By Tim Reid
(Reuters) – Donald Trump is set to win all of Nevada’s delegates in the state’s Republican presidential nominating caucuses on Thursday as he moves closer to becoming his party’s White House standard-bearer and a likely general election rematch with U.S. President Joe Biden in November.
Former President Trump, the Republican frontrunner in his party’s nominating race, is the only major candidate competing in Thursday’s Nevada caucuses and is almost assured of winning the state’s 26 delegates to the party’s nominating convention in July.
The caucuses, organized by the Trump-friendly Nevada Republican Party, come two days after a state-run primary election, which saw a humiliating defeat for Nikki Haley, Trump’s last remaining rival for the Republican presidential nomination.
Despite being the only major candidate on Tuesday’s Republican primary ballot, Haley was still roundly defeated after tens of thousands of Trump supporters turned out to mark their ballots with “none of these candidates,” an option which garnered 63% of the vote to Haley’s 30%.

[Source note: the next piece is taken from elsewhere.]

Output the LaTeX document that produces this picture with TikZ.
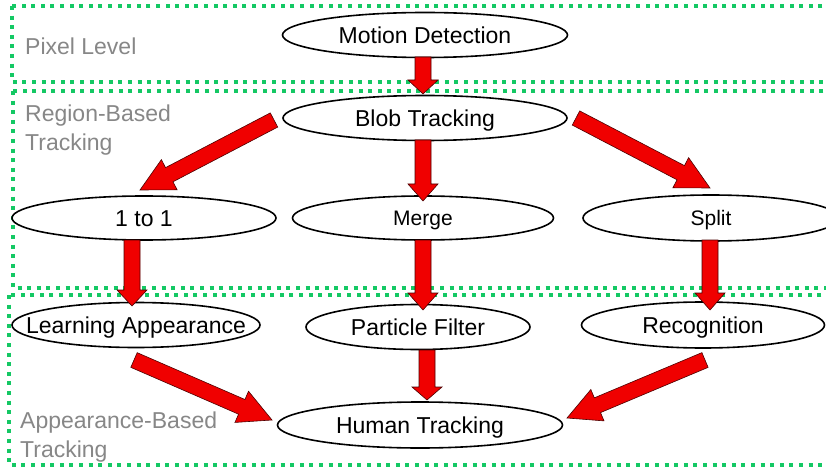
\documentclass[tikz,border=0pt]{standalone}
\usepackage{fontspec}
\setmainfont{Liberation Sans}
\usetikzlibrary{calc,shapes.geometric}
\definecolor{boxgreen}{RGB}{20,200,100}
\definecolor{arrred}{RGB}{240,0,0}
\definecolor{lblgray}{RGB}{135,135,135}
\tikzset{
  stage/.style={draw=boxgreen, line width=3.6pt, dash pattern=on 4pt off 5.6pt},
  ovalline/.style={draw=black, line width=1.6pt, fill=white},
  ovaltext/.style={inner sep=0pt, text height=16.5pt, text depth=0pt,
     font=\fontsize{23}{27}\selectfont},
  smalltext/.style={ovaltext, text height=15pt, font=\fontsize{21}{25}\selectfont},
  lvl/.style={text=lblgray, font=\fontsize{23}{29}\selectfont, inner sep=0pt, anchor=base west},
  blockarrow/.style={fill=arrred, draw=black!70!red, line width=0.6pt, line join=miter},
}
% #1 name, #2 centre, #3 width, #4 height, #5 text style, #6 text
\newcommand{\ovalnode}[6]{%
  \draw[ovalline] #2 ellipse [x radius=#3/2, y radius=#4/2];
  \node[#5] (#1) at #2 {#6};}
% #1 start, #2 tip, #3 head length, #4 head half width, shaft half width 8pt
\newcommand{\blockarr}[4]{%
  \draw[blockarrow] let \p1=($(#2)-(#1)$), \n1={atan2(\y1,\x1)}, \n2={veclen(\x1,\y1)} in
    ($(#1)+(\n1+90:8pt)$) -- ++(\n1:\n2-#3) -- ++(\n1+90:#4-8pt) -- (#2)
    -- ($(#2)+(\n1+180:#3)+(\n1-90:#4)$) -- ++(\n1+90:#4-8pt) -- ($(#1)+(\n1-90:8pt)$) -- cycle;}
\begin{document}
\begin{tikzpicture}[x=1pt,y=-1pt]
\useasboundingbox (0,0) rectangle (826,470);
\clip (0,0) rectangle (826,470);
\fill[white] (0,0) rectangle (826,470);
% stage boxes
\draw[stage] (12,6) rectangle (850,82);
\draw[stage] (13,91) rectangle (850,288);
\draw[stage] (9,295) rectangle (850,465);
% level labels
\node[lvl] (l1) at (25,55) {Pixel Level};
\node[lvl] (l2) at (25,122) {Region-Based};
\node[lvl] (l2b) at (25,151) {Tracking};
\node[lvl] (l3) at (20,428) {Appearance-Based};
\node[lvl] (l3b) at (20,457) {Tracking};
% nodes
\ovalnode{md}{(425,35)}{285pt}{45pt}{ovaltext}{Motion Detection}
\ovalnode{bt}{(425,118)}{284pt}{45pt}{ovaltext}{Blob Tracking}
\ovalnode{one}{(144,218)}{264pt}{44pt}{ovaltext}{1 to 1}
\ovalnode{mg}{(423,218)}{261pt}{44pt}{smalltext}{Merge}
\ovalnode{sp}{(711,218)}{256pt}{46pt}{smalltext}{Split}
\ovalnode{la}{(136,325)}{248pt}{45pt}{ovaltext}{Learning Appearance}
\ovalnode{pf}{(418,327)}{224pt}{45pt}{ovaltext}{Particle Filter}
\ovalnode{rc}{(703,325)}{243pt}{46pt}{ovaltext}{Recognition}
\ovalnode{ht}{(420,425)}{285pt}{46pt}{ovaltext}{Human Tracking}
% arrow end points
\coordinate (a1s) at (423,57);  \coordinate (a1t) at (423,94);
\coordinate (a2s) at (423,140); \coordinate (a2t) at (423,201);
\coordinate (a3s) at (274,120); \coordinate (a3t) at (140,190);
\coordinate (a4s) at (576,118); \coordinate (a4t) at (710,188);
\coordinate (a5s) at (132,240); \coordinate (a5t) at (132,306);
\coordinate (a6s) at (423,240); \coordinate (a6t) at (423,310);
\coordinate (a7s) at (710,240); \coordinate (a7t) at (710,310);
\coordinate (a8s) at (134,360); \coordinate (a8t) at (272,420);
\coordinate (a9s) at (427,350); \coordinate (a9t) at (427,400);
\coordinate (a10s) at (705,360); \coordinate (a10t) at (567,418);
% arrows
\blockarr{a1s}{a1t}{14pt}{15pt}
\blockarr{a2s}{a2t}{17pt}{15pt}
\blockarr{a3s}{a3t}{33pt}{17pt}
\blockarr{a4s}{a4t}{33pt}{17pt}
\blockarr{a5s}{a5t}{16pt}{15pt}
\blockarr{a6s}{a6t}{17pt}{15pt}
\blockarr{a7s}{a7t}{17pt}{15pt}
\blockarr{a8s}{a8t}{33pt}{17pt}
\blockarr{a9s}{a9t}{13pt}{15pt}
\blockarr{a10s}{a10t}{33pt}{17pt}
\end{tikzpicture}
\end{document}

Trump is close to winning the Republican nomination after back-to-back wins in Iowa and New Hampshire last month.
Haley, a former U.N. ambassador, is refusing to quit the nominating race, a move which has infuriated Trump. Haley is vowing to stay in the race and a potential last stand in her home state of South Carolina, which holds a primary election on Feb. 24.
Haley has no clear path to the nomination and trails Trump badly in South Carolina, where she was governor for six years, according to opinion polls.

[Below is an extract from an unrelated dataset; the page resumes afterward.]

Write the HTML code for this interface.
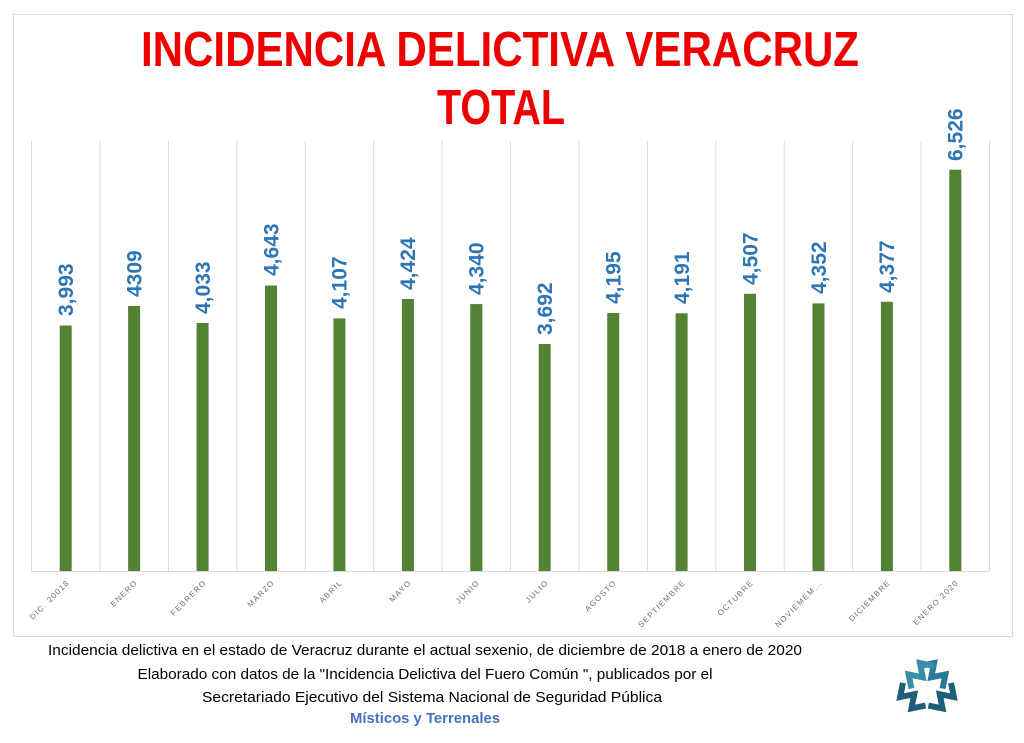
<!DOCTYPE html>
<html><head><meta charset="utf-8"><style>
html,body{margin:0;padding:0;background:#fff;}
svg{display:block;}
</style></head><body>
<svg width="1024" height="743" viewBox="0 0 1024 743" xmlns="http://www.w3.org/2000/svg" font-family="Liberation Sans, sans-serif">
<rect x="0" y="0" width="1024" height="743" fill="#fff"/>
<rect x="13.5" y="14.5" width="999" height="622" fill="none" stroke="#d9d9d9" stroke-width="1"/>
<text x="500" y="66" font-size="49" font-weight="bold" fill="#ee0000" text-anchor="middle" textLength="718" lengthAdjust="spacingAndGlyphs">INCIDENCIA DELICTIVA VERACRUZ</text>
<text x="501" y="124" font-size="49" font-weight="bold" fill="#ee0000" text-anchor="middle" textLength="128" lengthAdjust="spacingAndGlyphs">TOTAL</text>
<g stroke="#d9d9d9" stroke-width="1">
<line x1="31.5" y1="141" x2="31.5" y2="571"/><line x1="99.9" y1="141" x2="99.9" y2="571"/><line x1="168.4" y1="141" x2="168.4" y2="571"/><line x1="236.8" y1="141" x2="236.8" y2="571"/><line x1="305.2" y1="141" x2="305.2" y2="571"/><line x1="373.7" y1="141" x2="373.7" y2="571"/><line x1="442.1" y1="141" x2="442.1" y2="571"/><line x1="510.5" y1="141" x2="510.5" y2="571"/><line x1="579" y1="141" x2="579" y2="571"/><line x1="647.4" y1="141" x2="647.4" y2="571"/><line x1="715.8" y1="141" x2="715.8" y2="571"/><line x1="784.2" y1="141" x2="784.2" y2="571"/><line x1="852.7" y1="141" x2="852.7" y2="571"/><line x1="921.1" y1="141" x2="921.1" y2="571"/><line x1="989.5" y1="141" x2="989.5" y2="571"/>
<line x1="31.5" y1="571.5" x2="989.5" y2="571.5"/>
</g>
<g fill="#548235">
<rect x="59.7" y="325.5" width="12" height="245.5"/>
<rect x="128.1" y="306" width="12" height="265"/>
<rect x="196.6" y="323" width="12" height="248"/>
<rect x="265" y="285.5" width="12" height="285.5"/>
<rect x="333.4" y="318.4" width="12" height="252.6"/>
<rect x="401.9" y="299" width="12" height="272"/>
<rect x="470.3" y="304.1" width="12" height="266.9"/>
<rect x="538.7" y="344" width="12" height="227"/>
<rect x="607.2" y="313" width="12" height="258"/>
<rect x="675.6" y="313.3" width="12" height="257.7"/>
<rect x="744" y="293.8" width="12" height="277.2"/>
<rect x="812.5" y="303.4" width="12" height="267.6"/>
<rect x="880.9" y="301.8" width="12" height="269.2"/>
<rect x="949.3" y="169.7" width="12" height="401.3"/>
</g>
<g fill="#2e75b6" font-size="21" font-weight="bold">
<text transform="translate(73,316) rotate(-90)">3,993</text>
<text transform="translate(141.4,297) rotate(-90)">4309</text>
<text transform="translate(209.9,314) rotate(-90)">4,033</text>
<text transform="translate(278.3,276) rotate(-90)">4,643</text>
<text transform="translate(346.7,309) rotate(-90)">4,107</text>
<text transform="translate(415.2,290) rotate(-90)">4,424</text>
<text transform="translate(483.6,295) rotate(-90)">4,340</text>
<text transform="translate(552,335) rotate(-90)">3,692</text>
<text transform="translate(620.5,304) rotate(-90)">4,195</text>
<text transform="translate(688.9,304) rotate(-90)">4,191</text>
<text transform="translate(757.3,285) rotate(-90)">4,507</text>
<text transform="translate(825.8,294) rotate(-90)">4,352</text>
<text transform="translate(894.2,293) rotate(-90)">4,377</text>
<text transform="translate(962.6,161) rotate(-90)">6,526</text>
</g>
<g fill="#6b6b6b" font-size="7.8" letter-spacing="1.3" text-anchor="end">
<text transform="translate(70,583) rotate(-45)">DIC. 20018</text>
<text transform="translate(138,583) rotate(-45)">ENERO</text>
<text transform="translate(207,583) rotate(-45)">FEBRERO</text>
<text transform="translate(275,583) rotate(-45)">MARZO</text>
<text transform="translate(343,583) rotate(-45)">ABRIL</text>
<text transform="translate(412,583) rotate(-45)">MAYO</text>
<text transform="translate(480,583) rotate(-45)">JUNIO</text>
<text transform="translate(549,583) rotate(-45)">JULIO</text>
<text transform="translate(617,583) rotate(-45)">AGOSTO</text>
<text transform="translate(686,583) rotate(-45)">SEPTIEMBRE</text>
<text transform="translate(754,583) rotate(-45)">OCTUBRE</text>
<text transform="translate(823,583) rotate(-45)">NOVIEMEM...</text>
<text transform="translate(891,583) rotate(-45)">DICIEMBRE</text>
<text transform="translate(959,583) rotate(-45)">ENERO 2020</text>
</g>
<g fill="#000" font-size="15" text-anchor="middle">
<text x="425" y="655" textLength="754" lengthAdjust="spacingAndGlyphs">Incidencia delictiva en el estado de Veracruz durante el actual sexenio, de diciembre de 2018 a enero de 2020</text>
<text x="425" y="679" textLength="575" lengthAdjust="spacingAndGlyphs">Elaborado con datos de la "Incidencia Delictiva del Fuero Común ", publicados por el</text>
<text x="432" y="702" textLength="460" lengthAdjust="spacingAndGlyphs">Secretariado Ejecutivo del Sistema Nacional de Seguridad Pública</text>
<text x="425" y="723" font-weight="bold" fill="#4472c4" textLength="150" lengthAdjust="spacingAndGlyphs">Místicos y Terrenales</text>
</g>
<g transform="translate(927,690) rotate(45)" fill="none" stroke-width="6" stroke-linejoin="miter">
<polyline points="-22,-12 -14,-24 -6,-12 2,-24 10,-12" stroke="#2a7a95"/>
<polyline points="-22,12 -14,24 -6,12 2,24 10,12" stroke="#1f5f78"/>
<polyline points="-12,-22 -24,-14 -12,-6 -24,2 -12,10" stroke="#3a8fa8"/>
<polyline points="12,-22 24,-14 12,-6 24,2 12,10" stroke="#1f5f78"/>
</g>
</svg>
</body></html>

The competing Republican ballots in Nevada this week were the result of a conflict between the state Republican Party – run by Trump allies – and a 2021 state law that mandates a primary must be held.
Presidential nominating caucuses are run by state political parties, not the state, and the Nevada Republican Party decided to stick with a caucus on Thursday. It was viewed as more helpful to Trump because of his superior ground game in the Western state.

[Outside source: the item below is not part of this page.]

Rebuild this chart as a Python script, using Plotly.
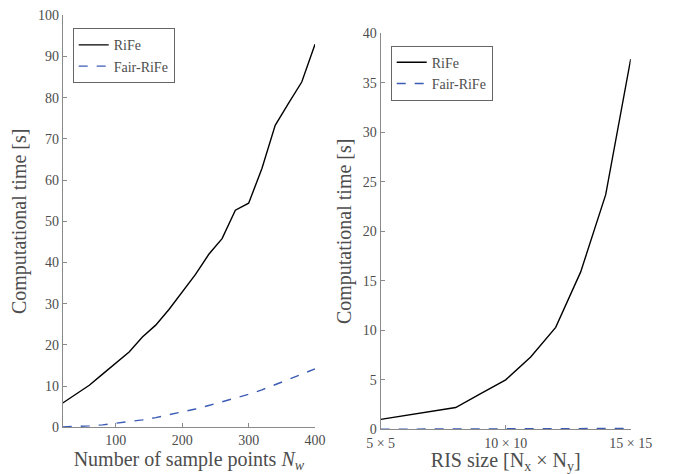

Last year, Haley chose to compete in Tuesday’s primary. Trump went for the caucus. The state party ruled that only candidates contesting Thursday’s caucus could compete for delegates.
Despite Tuesday’s results in Nevada having little impact on the nominating contests, the state will be a hotly contested battleground because its population can swing to either party and play a significant role in November’s presidential election.
In 2020, Biden beat Trump in Nevada by 2.4 percentage points. Opinion polls show a likely rematch between Biden and Trump in the state will be close.
About 30% of Nevada’s population is self-described as Latino or Hispanic on the U.S. Census, and Republicans are making some inroads with these voters nationwide.
Nevada also has many potential swing voters: There are 768,000 registered as “nonpartisan,” more than those registered as either Democrat or Republican, according to the latest state figures.